The concern is about longwall mining, which "shears coal away from underground seams in massive panels that are generally hundreds of feet thick and a mile or so long," Quinones writes, noting that it "produces some 40 percent of all coal from U.S. underground mines, up from 5 percent in 1980," and more than three-fourths of the deep-mine coal in Pennsylvania.
Residents of Greene and Washington counties say longwall mining "has damaged buildings, sucked water from ponds and streams and cracked roads," Quinones reports. Some say it ruptured a dam, leaving a state-park lake dry; that issue is in court, but "A University of Pittsburgh study this year found that from 2003 to 2008 reported land damage from longwall operations increased 86 percent and building damage increased 31 percent over damage reported the previous five-year period."

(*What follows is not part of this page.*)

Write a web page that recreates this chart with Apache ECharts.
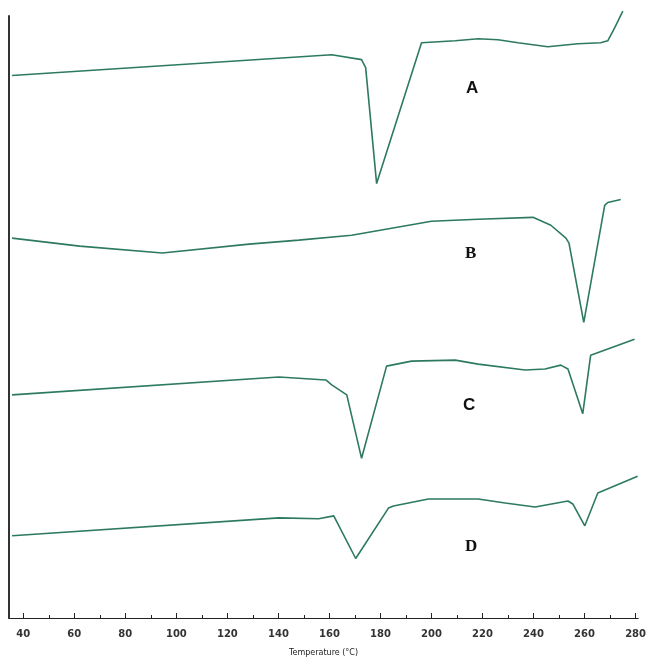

Some residents say a state law "aimed at addressing problems caused by longwall mining and making sure companies help prevent problems, repair damage or compensate residents . . . is not strong enoug," Quinones writes. "State officials and mining industry representatives disagree. They do not deny that longwall mining is causing damage, but they maintain the system is working to ensure repairs or proper compensation." Environmentalists, such as Ben Stout, a biology professor at Wheeling Jesuit University, say longwall mines can cause permanent damage to streams, and members of the area's Citizens Coal Council say "threats to property and the environment are driving away coal-region natives," Quinones reports.